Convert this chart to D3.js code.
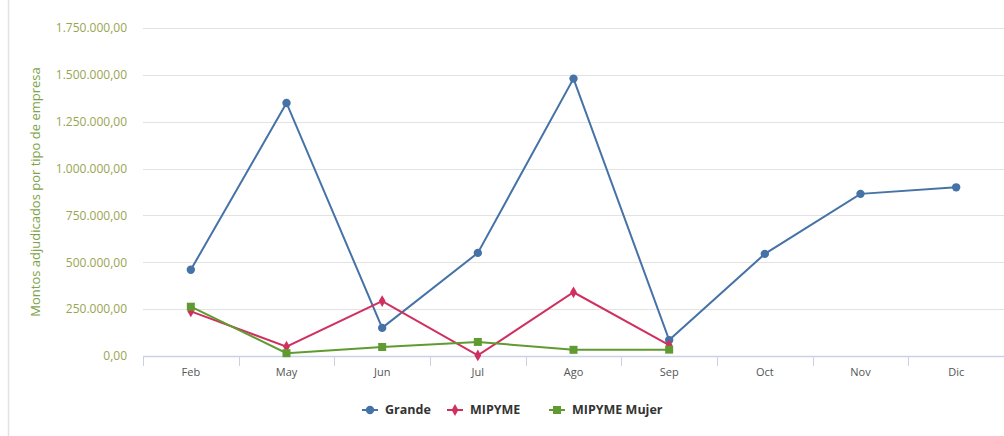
<!DOCTYPE html>
<html><head><meta charset="utf-8">
<script src="https://cdn.jsdelivr.net/npm/d3@7"></script>
<style>
html,body{margin:0;padding:0;background:#fff;}
svg{display:block;font-family:"Open Sans","DejaVu Sans",sans-serif;}
</style></head>
<body><svg id="c" width="1004" height="436"></svg>
<script>
const categories = ["Feb","May","Jun","Jul","Ago","Sep","Oct","Nov","Dic"];
const grande = [460000,1350000,150000,550000,1480000,85000,545000,865000,900000];
const mipyme = [238000,50000,293000,3000,340000,58000,null,null,null];
const mipymeMujer = [263000,15000,48000,75000,33000,34000,null,null,null];
const yTicks = [0,250000,500000,750000,1000000,1250000,1500000,1750000];
const yTitle = "Montos adjudicados por tipo de empresa";

const seriesList = [
  {name:"Grande", values:grande, color:"#4572a7", symbol:"circle"},
  {name:"MIPYME", values:mipyme, color:"#d0305f", symbol:"diamond"},
  {name:"MIPYME Mujer", values:mipymeMujer, color:"#5f9b30", symbol:"square"}
];

const FONT = '"Open Sans","DejaVu Sans",sans-serif';
const svg = d3.select("#c");
const mLeft = 143, mRight = 1004, mTop = 28, mBottom = 356;

svg.append("line").attr("x1",8.5).attr("x2",8.5).attr("y1",0).attr("y2",436)
  .attr("stroke","#e2e2e2").attr("stroke-width",1.5);

const x = d3.scaleBand().domain(categories).range([mLeft,mRight]);
const y = d3.scaleLinear().domain([0,1750000]).range([mBottom,mTop]);

const fmt = v => {
  const s = d3.format(",.2f")(v);
  return s.replace(/,/g,"#").replace(/\./g,",").replace(/#/g,".");
};

svg.append("g").selectAll("line").data(yTicks.filter(d=>d>0)).join("line")
  .attr("x1",mLeft).attr("x2",mRight)
  .attr("y1",d=>Math.round(y(d))+0.5).attr("y2",d=>Math.round(y(d))+0.5)
  .attr("stroke","#e3e3e3").attr("stroke-width",1);

const yAxis = d3.axisLeft(y).tickValues(yTicks).tickFormat(fmt).tickSize(0).tickPadding(0);
const gy = svg.append("g").attr("transform",`translate(127,0)`).call(yAxis)
  .attr("font-family",FONT).attr("font-size",12);
gy.select(".domain").remove();
gy.selectAll("text").attr("fill","#9aa552");

svg.append("text").attr("transform",`translate(40,192) rotate(-90)`)
  .attr("text-anchor","middle").attr("fill","#7ea34a").attr("font-size","13px").text(yTitle);

const xAxis = d3.axisBottom(x).tickSize(0).tickPadding(12);
const gx = svg.append("g").attr("transform",`translate(0,${mBottom})`).call(xAxis)
  .attr("font-family",FONT).attr("font-size",11);
gx.select(".domain").attr("stroke","#c8d2e2").attr("stroke-width",1.5).attr("d",`M${mLeft},0.5H${mRight}`);
gx.selectAll("text").attr("fill","#555");
const bounds = categories.map(c=>x(c));
gx.selectAll(".bnd").data(bounds).join("line").attr("class","bnd")
  .attr("x1",d=>Math.round(d)+0.5).attr("x2",d=>Math.round(d)+0.5)
  .attr("y1",0).attr("y2",10).attr("stroke","#c8d2e2").attr("stroke-width",1);

const cx = c => x(c) + x.bandwidth()/2;
const symSize = {circle:55, diamond:40, square:64};
const symType = {circle:d3.symbolCircle, diamond:d3.symbolDiamond, square:d3.symbolSquare};

seriesList.forEach(s => {
  const pts = categories.map((c,i)=>({c, v:s.values[i]})).filter(p=>p.v!==null);
  const line = d3.line().x(p=>cx(p.c)).y(p=>y(p.v));
  svg.append("path").datum(pts).attr("d",line).attr("fill","none")
    .attr("stroke",s.color).attr("stroke-width",2);
  svg.append("g").selectAll("path").data(pts).join("path")
    .attr("transform",p=>`translate(${cx(p.c)},${y(p.v)})`)
    .attr("d",d3.symbol().type(symType[s.symbol]).size(symSize[s.symbol]))
    .attr("fill",s.color);
});

const legendItems = [
  {x:362, s:seriesList[0]},
  {x:447, s:seriesList[1]},
  {x:549, s:seriesList[2]}
];
const lg = svg.append("g").attr("transform","translate(0,410)");
legendItems.forEach(it => {
  lg.append("line").attr("x1",it.x).attr("x2",it.x+16).attr("y1",0).attr("y2",0)
    .attr("stroke",it.s.color).attr("stroke-width",2);
  lg.append("path").attr("transform",`translate(${it.x+8},0)`)
    .attr("d",d3.symbol().type(symType[it.s.symbol]).size(symSize[it.s.symbol]))
    .attr("fill",it.s.color);
  lg.append("text").attr("x",it.x+23).attr("y",0).attr("dy","0.35em")
    .attr("font-size","12.5px").attr("font-weight","bold").attr("fill","#333")
    .text(it.s.name);
});
</script></body></html>
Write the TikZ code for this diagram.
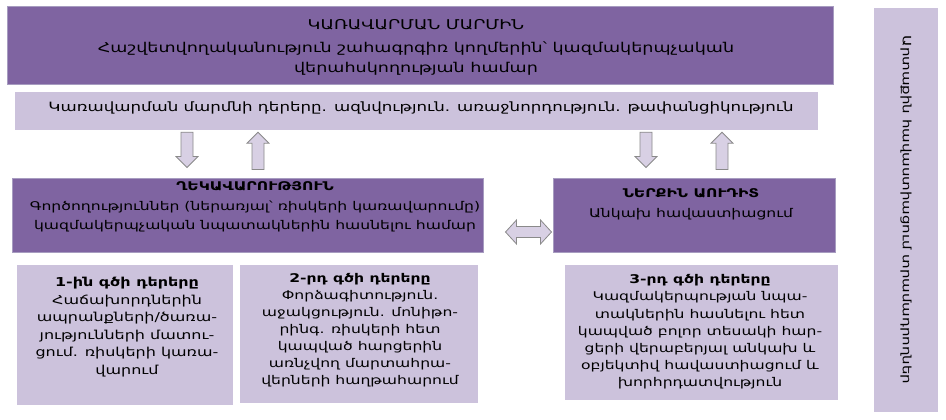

----

Begin at the first line of the data above and repeat each line exactly, stopping after the line containing "const mLeft = 143, mRight". Omit the pictures.

Convert this chart to D3.js code.
<!DOCTYPE html>
<html><head><meta charset="utf-8">
<script src="https://cdn.jsdelivr.net/npm/d3@7"></script>
<style>
html,body{margin:0;padding:0;background:#fff;}
svg{display:block;font-family:"Open Sans","DejaVu Sans",sans-serif;}
</style></head>
<body><svg id="c" width="1004" height="436"></svg>
<script>
const categories = ["Feb","May","Jun","Jul","Ago","Sep","Oct","Nov","Dic"];
const grande = [460000,1350000,150000,550000,1480000,85000,545000,865000,900000];
const mipyme = [238000,50000,293000,3000,340000,58000,null,null,null];
const mipymeMujer = [263000,15000,48000,75000,33000,34000,null,null,null];
const yTicks = [0,250000,500000,750000,1000000,1250000,1500000,1750000];
const yTitle = "Montos adjudicados por tipo de empresa";

const seriesList = [
  {name:"Grande", values:grande, color:"#4572a7", symbol:"circle"},
  {name:"MIPYME", values:mipyme, color:"#d0305f", symbol:"diamond"},
  {name:"MIPYME Mujer", values:mipymeMujer, color:"#5f9b30", symbol:"square"}
];

const FONT = '"Open Sans","DejaVu Sans",sans-serif';
const svg = d3.select("#c");
const mLeft = 143, mRight = 1004, mTop = 28, mBottom = 356;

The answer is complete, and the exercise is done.